:: COLLECTED DATA ::
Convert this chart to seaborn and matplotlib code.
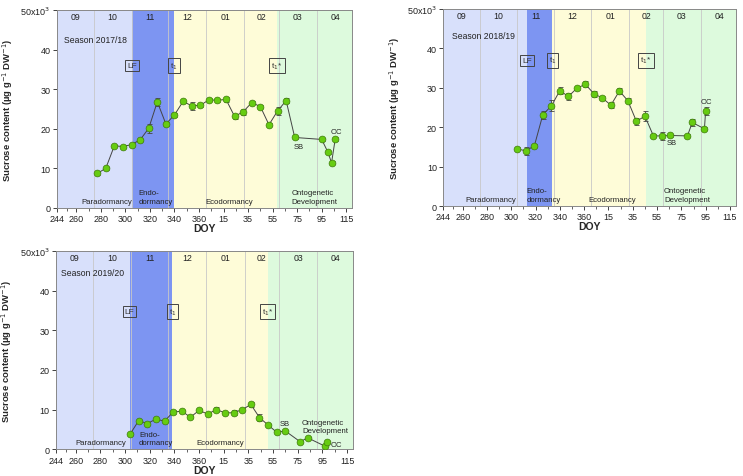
import numpy as np
import pandas as pd
import matplotlib
matplotlib.use('Agg')
import matplotlib.pyplot as plt
import seaborn as sns

sns.set_style('ticks')
plt.rcParams['font.family'] = ['Liberation Sans', 'DejaVu Sans']

# day axis runs on from DOY 365 into the next year (DOY 15 -> 380)
tick_pos = [244, 260, 280, 300, 320, 340, 360, 380, 400, 420, 440, 460, 480]
tick_lab = ['244', '260', '280', '300', '320', '340', '360', '15', '35', '55', '75', '95', '115']
month_start = [244, 274, 305, 335, 366, 397, 425, 456, 486]
month_lab = ['09', '10', '11', '12', '01', '02', '03', '04']

# season 2017/18
doy_1718 = [277, 284, 291, 298, 305, 312, 319, 326, 333, 340, 347, 354, 361, 368, 375, 382,
            389, 396, 403, 410, 417, 424, 431, 438, 460, 465, 468, 471]
suc_1718 = [8.7, 10.0, 15.7, 15.5, 16.0, 17.2, 20.1, 26.8, 21.2, 23.5, 26.9, 25.8, 25.9, 27.3,
            27.2, 27.4, 23.1, 24.3, 26.6, 25.6, 21.0, 24.5, 27.1, 17.8, 17.3, 14.1, 11.4, 17.4]
err_1718 = [0.3, 0.3, 0.3, 0.3, 0.3, 0.3, 1.2, 1.0, 0.4, 0.6, 0.4, 1.0, 0.4, 0.4, 0.4, 0.6,
            0.6, 0.8, 0.4, 0.4, 0.4, 1.0, 0.7, 0.4, 0.4, 0.4, 0.4, 0.4]
phase_1718 = [244, 305.5, 339.5, 423.5, 485]

# season 2018/19
doy_1819 = [305, 312, 319, 326, 333, 340, 347, 354, 361, 368, 375, 382, 389, 396, 403, 410,
            417, 424, 431, 445, 449, 459, 460]
suc_1819 = [14.5, 14.0, 15.3, 23.2, 25.4, 29.3, 27.8, 29.9, 30.9, 28.5, 27.4, 25.6, 29.2,
            26.7, 21.5, 22.8, 17.8, 17.8, 17.9, 17.8, 21.2, 19.6, 24.2]
err_1819 = [0.4, 1.0, 0.4, 1.0, 1.4, 0.8, 1.0, 0.5, 0.8, 0.8, 0.4, 0.8, 0.8, 0.6, 0.9, 1.3,
            0.4, 1.0, 0.4, 0.4, 0.8, 0.4, 1.0]
phase_1819 = [244, 312.8, 333.4, 411, 485]

# season 2019/20
doy_1920 = [304, 311, 318, 325, 332, 339, 346, 353, 360, 367, 374, 381, 388, 395, 402, 409,
            416, 423, 430, 442, 448, 462, 464]
suc_1920 = [3.8, 7.2, 6.5, 7.6, 7.1, 9.4, 9.6, 8.1, 9.8, 8.9, 10.0, 9.2, 9.2, 10.0, 11.3,
            8.0, 6.1, 4.3, 4.6, 1.9, 2.9, 0.8, 1.8]
err_1920 = [0.3, 0.3, 0.3, 0.3, 0.3, 0.4, 0.3, 0.3, 0.3, 0.3, 0.6, 0.3, 0.6, 0.3, 0.6,
            0.8, 0.3, 0.3, 0.3, 0.3, 0.3, 0.3, 0.3]
phase_1920 = [244, 303.7, 338.4, 415.5, 485]

phase_col = ['#d8e0fb', '#7d95f2', '#fefcd8', '#ddfadd']


def draw(ax, doy, suc, err, phase, season, txt):
    for i in range(4):
        ax.axvspan(phase[i], phase[i + 1], color=phase_col[i], lw=0, zorder=0)
    for m in month_start[1:-1]:
        ax.axvline(m, color='#c8c8c8', lw=0.6, zorder=0.5)
    for i, lab in enumerate(month_lab):
        ax.text((month_start[i] + month_start[i + 1]) / 2, 48.3, lab, ha='center', va='center',
                fontsize=6.3, color='#222222')
    df = pd.DataFrame({'doy': doy, 'suc': suc})
    ax.errorbar(doy, suc, yerr=err, fmt='none', ecolor='#444444', elinewidth=0.6, capsize=1.8,
                capthick=0.6, zorder=2)
    sns.lineplot(data=df, x='doy', y='suc', ax=ax, color='#444444', lw=0.7, zorder=3)
    sns.scatterplot(data=df, x='doy', y='suc', ax=ax, color='#66cc11', edgecolor='#3d7a0a',
                    linewidth=0.5, s=24, zorder=4)

    ax.text(txt['season'][0], txt['season'][1], season, fontsize=6.2, va='center', color='#222222')
    for lab, key in [('LF', 'lf'), ('t$_1$', 't1'), ('t$_1$*', 't1s')]:
        ax.text(txt[key][0], txt[key][1], lab, ha='center', va='center', fontsize=6,
                color='#333333',
                bbox=dict(boxstyle='square,pad=0.25', fc='none', ec='#444444', lw=0.7))
    ax.text(txt['para'], 0.8, 'Paradormancy', fontsize=5.6, va='bottom', color='#222222')
    ax.text(txt['endo'], 0.8, 'Endo-\ndormancy', fontsize=5.6, va='bottom', color='#222222',
            linespacing=1.3)
    ax.text(txt['eco'], 0.8, 'Ecodormancy', fontsize=5.6, va='bottom', color='#222222')
    ax.text(txt['onto'][0], txt['onto'][1], 'Ontogenetic\nDevelopment', fontsize=5.6,
            va='bottom', color='#222222', linespacing=1.3)
    ax.text(txt['sb'][0], txt['sb'][1], 'SB', fontsize=5.5, ha='center', va='center',
            color='#222222')
    ax.text(txt['oc'][0], txt['oc'][1], 'OC', fontsize=5.5, ha='center', va='center',
            color='#222222')

    ax.set_xlim(244, 485)
    ax.set_ylim(0, 50)
    ax.set_xticks(tick_pos)
    ax.set_xticklabels(tick_lab, fontsize=6.5)
    ax.set_xticks([252, 270, 290, 310, 330, 350, 370, 390, 410, 430, 450, 470], minor=True)
    ax.set_yticks([0, 10, 20, 30, 40, 50])
    ax.set_yticklabels(['0', '10', '20', '30', '40', '50x10$^3$'], fontsize=6.5)
    ax.tick_params(axis='both', length=3, width=0.6, pad=1.5, colors='#222222')
    ax.tick_params(axis='x', which='minor', length=2, width=0.5)
    ax.set_xlabel('DOY', fontsize=7.5, fontweight='bold', labelpad=0)
    ax.set_ylabel('Sucrose content (µg g$^{-1}$ DW$^{-1}$)', fontsize=6.8, fontweight='bold')
    ax.yaxis.set_label_coords(-0.14, 0.5)
    for sp in ax.spines.values():
        sp.set_color('#888888')
        sp.set_linewidth(0.7)
        sp.set_visible(True)


fig = plt.figure(figsize=(7.43, 4.77), dpi=100)
ax1 = fig.add_axes([0.0763, 0.562, 0.398, 0.415])
ax2 = fig.add_axes([0.5966, 0.566, 0.394, 0.413])
ax3 = fig.add_axes([0.0754, 0.056, 0.400, 0.4157])

draw(ax1, doy_1718, suc_1718, err_1718, phase_1718, 'Season 2017/18',
     dict(season=(250, 42.5), lf=(305.5, 36), t1=(339.5, 36), t1s=(423.5, 36),
          para=264, endo=310.7, eco=365.3, onto=(435.5, 0.8), sb=(441, 15.6), oc=(472, 19.3)))
draw(ax2, doy_1819, suc_1819, err_1819, phase_1819, 'Season 2018/19',
     dict(season=(251, 43.2), lf=(312.8, 37), t1=(333.8, 37), t1s=(411, 37),
          para=262, endo=312.8, eco=363.6, onto=(425.8, 0.8), sb=(432, 16.0), oc=(460.5, 26.6)))
draw(ax3, doy_1920, suc_1920, err_1920, phase_1920, 'Season 2019/20',
     dict(season=(248, 44.6), lf=(303.5, 34.7), t1=(338.4, 34.8), t1s=(415.5, 34.8),
          para=259.6, endo=311.2, eco=357.7, onto=(443.5, 3.8), sb=(429.5, 6.6), oc=(471, 1.2)))

fig.savefig('out.png', dpi=100)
:::
→ EXERCISE AIM
Repeat exactly and only the lines from the start of the data above through the line that holds "plt.rcParams['font.family'] = ['Liberation", inclusive. Pictures do not belong in the copy.

→ CORRECT ANSWER
Convert this chart to seaborn and matplotlib code.
import numpy as np
import pandas as pd
import matplotlib
matplotlib.use('Agg')
import matplotlib.pyplot as plt
import seaborn as sns

sns.set_style('ticks')
plt.rcParams['font.family'] = ['Liberation Sans', 'DejaVu Sans']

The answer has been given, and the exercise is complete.